Lulut Sri Yuliani Tumbuhkan Batik Bakau
Lulut sudah mendampingi ibu-ibu perajin di enam kelurahan di Rungkut. Di tiga kelurahan, yakni Kalirungkut, Wonorejo, dan Kedung Baruk, terdapat 60 perajin batik. Jika perajin di Kedung Baruk menggunakan pewarna alam, perajin di dua kelurahan lain menggunakan pewarna kimia.
Proses pembuatan batik dengan pewarna kimia sedikit lebih mudah, hanya memakan waktu seminggu untuk selembar batik. Sebaliknya, pembuatan selembar batik dengan warna alam memerlukan waktu sebulan.
Batik mangrove adalah salah satu batik khas Surabaya. Sebelumnya dikenal batik bermotif sawunggaling dan suroboyo.
Untuk mengenalkan batik mangrove yang diciptakannya, Lulut mengikuti pameran, baik di Surabaya, Jakarta, maupun di luar negeri. Dia selalu siap membawa contoh kain batik mangrove, sabun sirvega, dan contoh buah, daun, dan bunga beragam jenis tanaman bakau (mangrove).
Warna-warna Alami Datang Dari Limbah
Selama ini, tanaman bakau yang terdapat di kawasan Rungkut menjadi salah satu bahan baku bagi beragam usaha kecil yang ada di Kedung Baruk, Kecamatan Rungkut, Surabaya. Bakau, antara lain, digunakan sebagai ragi dan pembungkus tempe, bahan pembuat sirup, dan pewarna batik.
Pohon bakau memang tidak langsung memproduksi pewarna batik, melainkan dari limbah usaha kecil yang mengolah tanaman ini. Warna-warna yang dihasilkan limbah bakau antara lain hitam, coklat, merah, biru, ungu dan hijau.
Beragam warna inilah yang kemudian menginspirasi Lulut Sri Yuliani untuk membuat batik mangrove (bakau) pada tahun 2007. Ia pun menyematkan nama Batik Seru pada batik mangrove buatannya.
Baru dua tahun kemudian, wanita yang pernah menjadi pengajar ini mulai mensosialisasikan batik mangrove di Kecamatan Rungkut.
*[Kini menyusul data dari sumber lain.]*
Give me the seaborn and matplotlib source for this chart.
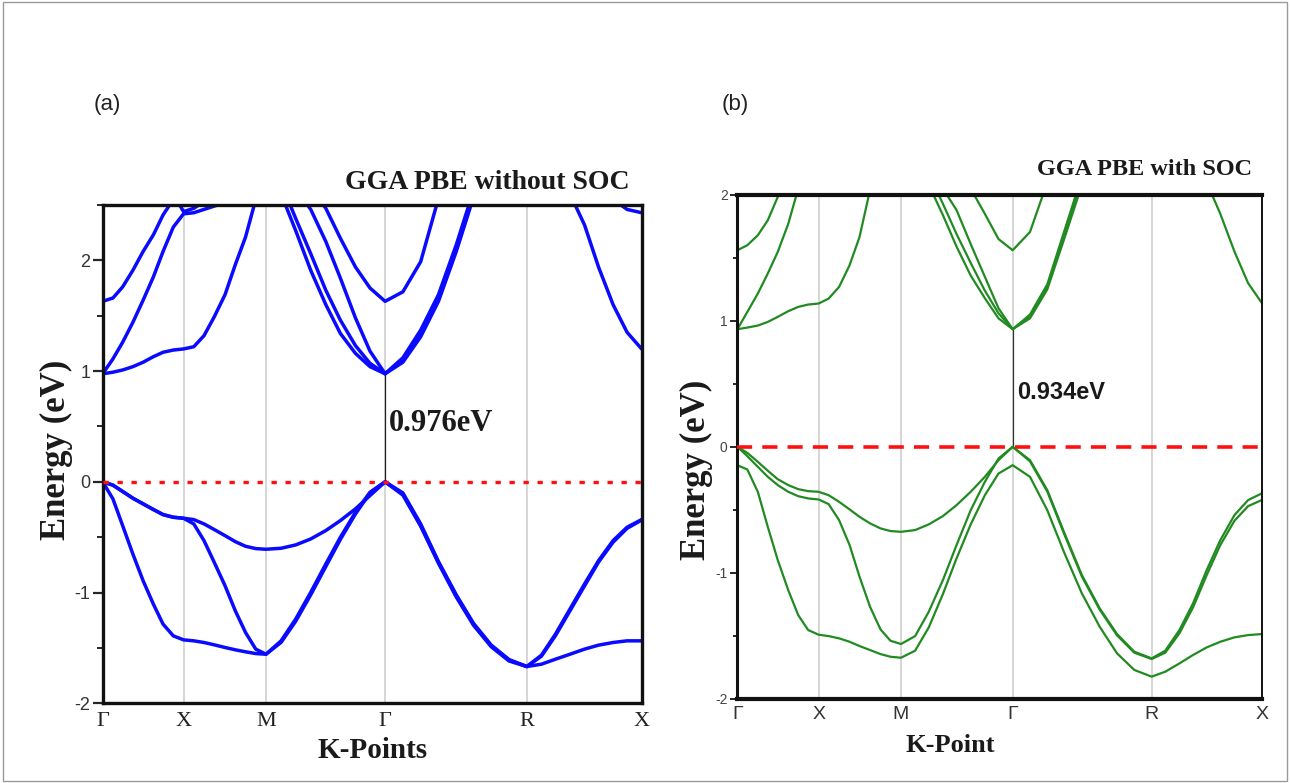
import numpy as np
import pandas as pd
import matplotlib
matplotlib.use("Agg")
import matplotlib.pyplot as plt
import seaborn as sns
from matplotlib.patches import Rectangle
from matplotlib.ticker import MultipleLocator

# --- data ---------------------------------------------------------------------
kpath_labels = ["Γ", "X", "M", "Γ", "R", "X"]

# (a) GGA PBE without SOC: high-symmetry positions and sampled k-grid
ticks_a = [0.0, 0.150, 0.303, 0.524, 0.787, 1.0]
k_a = [0.000, 0.019, 0.037, 0.056, 0.075, 0.094, 0.112, 0.131,
       0.150, 0.169, 0.188, 0.207, 0.227, 0.246, 0.265, 0.284,
       0.303, 0.331, 0.358, 0.386, 0.414, 0.441, 0.469, 0.496,
       0.524, 0.557, 0.590, 0.623, 0.656, 0.688, 0.721, 0.754,
       0.787, 0.814, 0.840, 0.867, 0.894, 0.920, 0.947, 0.973, 1.000]
gap_a = 0.976

a_v1 = [0, -0.03, -0.087, -0.148, -0.199, -0.25, -0.296, -0.32,
        -0.329, -0.341, -0.38, -0.431, -0.486, -0.54, -0.582, -0.603,
        -0.609, -0.600, -0.570, -0.516, -0.440, -0.350, -0.244, -0.124,
        0.0, -0.11, -0.395, -0.727, -1.029, -1.285, -1.481, -1.611,
        -1.668, -1.566, -1.376, -1.149, -0.923, -0.712, -0.531, -0.410, -0.341]
a_v2 = [0, -0.03, -0.087, -0.148, -0.199, -0.25, -0.296, -0.32,
        -0.329, -0.38, -0.531, -0.727, -0.938, -1.164, -1.36, -1.511,
        -1.557, -1.436, -1.240, -0.998, -0.742, -0.501, -0.275, -0.094,
        0.0, -0.12, -0.40, -0.735, -1.04, -1.295, -1.49, -1.618,
        -1.668, -1.575, -1.39, -1.165, -0.94, -0.725, -0.545, -0.42, -0.345]
a_v3 = [0, -0.154, -0.395, -0.652, -0.893, -1.104, -1.285, -1.391,
        -1.427, -1.436, -1.451, -1.472, -1.496, -1.517, -1.535, -1.551,
        -1.557, -1.45, -1.26, -1.02, -0.765, -0.52, -0.29, -0.10,
        0.0, -0.10, -0.38, -0.72, -1.02, -1.278, -1.475, -1.605,
        -1.668, -1.647, -1.602, -1.557, -1.511, -1.475, -1.451, -1.436, -1.436]
a_c1 = [0.976, 0.99, 1.01, 1.04, 1.08, 1.13, 1.17, 1.19,
        1.20, 1.22, 1.32, 1.49, 1.69, 1.96, 2.21, 2.55,
        2.9, 2.6, 2.27, 1.91, 1.60, 1.34, 1.16, 1.04,
        0.976, 1.10, 1.34, 1.66, 2.11, 2.6, 3.0, 3.3,
        3.5, 3.3, 3.0, 2.6, 2.32, 1.94, 1.60, 1.35, 1.20]
a_c2 = [0.976, 1.11, 1.26, 1.44, 1.64, 1.85, 2.08, 2.30,
        2.42, 2.43, 2.46, 2.49, 2.52, 2.6, 2.7, 2.8,
        2.9, 2.7, 2.38, 2.06, 1.73, 1.46, 1.23, 1.07,
        0.976, 1.12, 1.37, 1.69, 2.14, 2.63, 3.0, 3.2,
        3.4, 3.2, 3.0, 2.85, 2.75, 2.65, 2.55, 2.46, 2.43]
a_c3 = [1.63, 1.66, 1.76, 1.91, 2.08, 2.23, 2.41, 2.55,
        2.7, 2.8, 2.85, 2.9, 2.95, 3.0, 3.0, 3.0,
        2.95, 2.8, 2.65, 2.46, 2.17, 1.84, 1.48, 1.18,
        0.976, 1.08, 1.31, 1.63, 2.08, 2.57, 3.0, 3.2,
        3.4, 3.4, 3.4, 3.3, 3.2, 3.1, 3.0, 2.9, 2.8]
a_c4 = [3.2, 3.15, 3.1, 3.0, 2.9, 2.8, 2.7, 2.6,
        2.44, 2.47, 2.53, 2.65, 2.8, 2.95, 3.1, 3.2,
        3.3, 3.1, 2.85, 2.65, 2.47, 2.20, 1.94, 1.75,
        1.63, 1.716, 1.988, 2.56, 3.0, 3.3, 3.5, 3.6,
        3.6, 3.6, 3.5, 3.4, 3.3, 3.2, 3.1, 3.0, 2.95]

# (b) GGA PBE with SOC
ticks_b = [0.0, 0.155, 0.312, 0.525, 0.790, 1.0]
k_b = [0.000, 0.019, 0.039, 0.058, 0.077, 0.097, 0.116, 0.135,
       0.155, 0.174, 0.194, 0.214, 0.233, 0.253, 0.273, 0.292,
       0.312, 0.339, 0.365, 0.392, 0.418, 0.445, 0.472, 0.498,
       0.525, 0.558, 0.591, 0.624, 0.657, 0.691, 0.724, 0.757,
       0.790, 0.816, 0.843, 0.869, 0.895, 0.921, 0.948, 0.974, 1.000]
gap_b = 0.934

b_v1 = [0, -0.048, -0.119, -0.190, -0.257, -0.304, -0.336, -0.352,
        -0.357, -0.384, -0.437, -0.497, -0.556, -0.608, -0.648, -0.669,
        -0.675, -0.661, -0.616, -0.550, -0.463, -0.357, -0.238, -0.106,
        0.0, -0.106, -0.344, -0.688, -1.019, -1.283, -1.487, -1.627,
        -1.680, -1.619, -1.455, -1.243, -0.979, -0.741, -0.542, -0.423, -0.370]
b_v2 = [0, -0.074, -0.159, -0.238, -0.304, -0.357, -0.392, -0.410,
        -0.418, -0.455, -0.582, -0.780, -1.032, -1.270, -1.450, -1.540,
        -1.566, -1.503, -1.310, -1.058, -0.780, -0.503, -0.278, -0.093,
        0.0, -0.115, -0.355, -0.70, -1.03, -1.293, -1.497, -1.635,
        -1.685, -1.635, -1.481, -1.275, -1.019, -0.780, -0.587, -0.471, -0.423]
b_v3 = [-0.146, -0.180, -0.357, -0.635, -0.899, -1.138, -1.336, -1.455,
        -1.492, -1.503, -1.521, -1.548, -1.582, -1.614, -1.646, -1.667,
        -1.675, -1.619, -1.434, -1.169, -0.886, -0.616, -0.384, -0.212,
        -0.146, -0.238, -0.503, -0.847, -1.164, -1.429, -1.640, -1.772,
        -1.825, -1.786, -1.720, -1.653, -1.593, -1.548, -1.513, -1.495, -1.487]
b_c1 = [0.934, 0.947, 0.963, 0.992, 1.032, 1.077, 1.111, 1.130,
        1.138, 1.177, 1.270, 1.442, 1.667, 2.04, 2.2, 2.35,
        2.5, 2.3, 2.08, 1.84, 1.59, 1.36, 1.18, 1.02,
        0.934, 1.037, 1.270, 1.693, 2.1, 2.5, 2.8, 3.0,
        3.1, 2.9, 2.6, 2.3, 2.1, 1.85, 1.55, 1.30, 1.143]
b_c2 = [0.934, 1.071, 1.217, 1.376, 1.548, 1.77, 2.05, 2.2,
        2.3, 2.4, 2.5, 2.6, 2.7, 2.75, 2.8, 2.75,
        2.7, 2.4, 2.17, 1.93, 1.69, 1.46, 1.24, 1.06,
        0.934, 1.05, 1.29, 1.72, 2.15, 2.55, 2.85, 3.0,
        3.1, 3.0, 2.9, 2.8, 2.7, 2.6, 2.5, 2.4, 2.35]
b_c3 = [1.561, 1.601, 1.680, 1.799, 1.984, 2.1, 2.2, 2.3,
        2.4, 2.5, 2.6, 2.7, 2.8, 2.85, 2.9, 2.9,
        2.85, 2.5, 2.28, 2.05, 1.88, 1.61, 1.35, 1.10,
        0.934, 1.02, 1.25, 1.66, 2.08, 2.45, 2.8, 3.0,
        3.1, 3.1, 3.1, 3.0, 2.9, 2.8, 2.7, 2.6, 2.5]
b_c4 = [2.6, 2.6, 2.65, 2.7, 2.75, 2.8, 2.85, 2.9,
        2.95, 3.0, 3.0, 3.0, 2.95, 2.9, 2.8, 2.7,
        2.6, 2.5, 2.4, 2.3, 2.2, 2.05, 1.85, 1.65,
        1.561, 1.706, 2.1, 2.5, 2.8, 3.0, 3.2, 3.3,
        3.3, 3.3, 3.3, 3.2, 3.1, 3.0, 2.9, 2.8, 2.7]


def long_table(k, bands):
    rows = [pd.DataFrame({"k": k, "E": e, "band": name}) for name, e in bands.items()]
    return pd.concat(rows, ignore_index=True)


df_a = long_table(k_a, {"v1": a_v1, "v2": a_v2, "v3": a_v3,
                        "c1": a_c1, "c2": a_c2, "c3": a_c3, "c4": a_c4})
df_b = long_table(k_b, {"v1": b_v1, "v2": b_v2, "v3": b_v3,
                        "c1": b_c1, "c2": b_c2, "c3": b_c3, "c4": b_c4})

# --- figure -------------------------------------------------------------------
sns.set_theme(style="white")
plt.rcParams["font.family"] = ["Liberation Sans", "DejaVu Sans"]
plt.rcParams["axes.unicode_minus"] = False
SERIF = ["Liberation Serif", "DejaVu Serif"]

fig = plt.figure(figsize=(12.9, 7.83), dpi=100)
fig.patches.append(Rectangle((0.002, 0.002), 0.996, 0.995, transform=fig.transFigure,
                             fill=False, ec="#9a9a9a", lw=1.0))

ax_a = fig.add_axes([0.0796, 0.1018, 0.4178, 0.6364])
ax_b = fig.add_axes([0.5716, 0.1077, 0.4065, 0.6433])

# panel (a)
for t in ticks_a[1:-1]:
    ax_a.axvline(t, color="#cfcfcf", lw=1.2, zorder=0)
sns.lineplot(data=df_a, x="k", y="E", units="band", estimator=None, sort=False,
             color="#0a0aff", lw=2.5, ax=ax_a, legend=False,
             solid_joinstyle="round", solid_capstyle="round")
ax_a.axhline(0, color="#ff1010", lw=2.4, ls=(0, (1.6, 2.6)), zorder=3)
ax_a.plot([ticks_a[3], ticks_a[3]], [0, gap_a], color="#222222", lw=0.9, zorder=1)
ax_a.text(ticks_a[3] + 0.007, 0.525, f"{gap_a}eV", family=SERIF, fontweight="bold",
          fontsize=22, color="#1a1a1a", va="center", ha="left")
ax_a.set_xlim(0, 1)
ax_a.set_ylim(-2, 2.5)
ax_a.set_xticks(ticks_a)
ax_a.set_xticklabels(kpath_labels, family=SERIF, fontsize=16, color="#222222")
ax_a.yaxis.set_major_locator(MultipleLocator(1))
ax_a.yaxis.set_minor_locator(MultipleLocator(0.5))
ax_a.tick_params(axis="x", length=0, pad=6)
ax_a.tick_params(axis="y", which="major", direction="out", length=7, width=1.6,
                 labelsize=13, labelcolor="#333333", left=True, pad=2)
ax_a.tick_params(axis="y", which="minor", direction="out", length=4, width=1.4, left=True)
ax_a.set_xlabel("")
ax_a.set_ylabel("")
for s in ax_a.spines.values():
    s.set_color("#111111")
    s.set_linewidth(2.4)

# panel (b)
for t in ticks_b[1:-1]:
    ax_b.axvline(t, color="#cfcfcf", lw=1.2, zorder=0)
sns.lineplot(data=df_b, x="k", y="E", units="band", estimator=None, sort=False,
             color="#218a21", lw=1.6, ax=ax_b, legend=False,
             solid_joinstyle="round", solid_capstyle="round")
ax_b.axhline(0, color="#ff1010", lw=2.6, ls=(0, (4.2, 2.8)), zorder=3)
ax_b.plot([ticks_b[3], ticks_b[3]], [0, gap_b], color="#333333", lw=0.9, zorder=1)
ax_b.text(ticks_b[3] + 0.008, 0.434, f"{gap_b}eV", fontweight="bold",
          fontsize=17, color="#1a1a1a", va="center", ha="left")
ax_b.set_xlim(0, 1)
ax_b.set_ylim(-2, 2)
ax_b.set_xticks(ticks_b)
ax_b.set_xticklabels(kpath_labels, fontsize=14, color="#333333")
ax_b.yaxis.set_major_locator(MultipleLocator(1))
ax_b.yaxis.set_minor_locator(MultipleLocator(0.5))
ax_b.tick_params(axis="x", length=0, pad=5)
ax_b.tick_params(axis="y", which="major", direction="out", length=5, width=1.4,
                 labelsize=10, labelcolor="#444444", left=True, pad=2)
ax_b.tick_params(axis="y", which="minor", direction="out", length=3, width=1.4, left=True)
ax_b.set_xlabel("")
ax_b.set_ylabel("")
for name, s in ax_b.spines.items():
    s.set_color("#111111")
    s.set_linewidth({"top": 3.0, "bottom": 3.0, "left": 2.2, "right": 1.4}[name])

# labels and titles
fig.text(0.083, 0.866, "(a)", fontsize=16, color="#222222", ha="center", va="center")
fig.text(0.570, 0.866, "(b)", fontsize=16, color="#222222", ha="center", va="center")
fig.text(0.4884, 0.7663, "GGA PBE without SOC", family=SERIF, fontweight="bold",
         fontsize=20, color="#1a1a1a", ha="right", va="center")
fig.text(0.9705, 0.7829, "GGA PBE with SOC", family=SERIF, fontweight="bold",
         fontsize=17.5, color="#1a1a1a", ha="right", va="center")
fig.text(0.044, 0.4253, "Energy (eV)", family=SERIF, fontweight="bold", fontsize=25,
         color="#1a1a1a", rotation=90, ha="center", va="center")
fig.text(0.540, 0.400, "Energy (eV)", family=SERIF, fontweight="bold", fontsize=25,
         color="#1a1a1a", rotation=90, ha="center", va="center")
fig.text(0.289, 0.042, "K-Points", family=SERIF, fontweight="bold", fontsize=21,
         color="#1a1a1a", ha="center", va="center")
fig.text(0.7364, 0.0485, "K-Point", family=SERIF, fontweight="bold", fontsize=19,
         color="#1a1a1a", ha="center", va="center")

fig.savefig("out.png", dpi=100, facecolor="white")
Ia mengajak ibu-ibu di sekitar tempat tinggalnya turut serta membatik dengan menggunakan pewarna alami ini.
Ada sekitar 94 orang yang tergabung dalam 25 kelompok pembatik di Kecamatan Rungkut. Mereka mengerjakan batik ini di rumah masing-masing, dan pewarnaan berpusat di Wisma Kedung Asem Indah.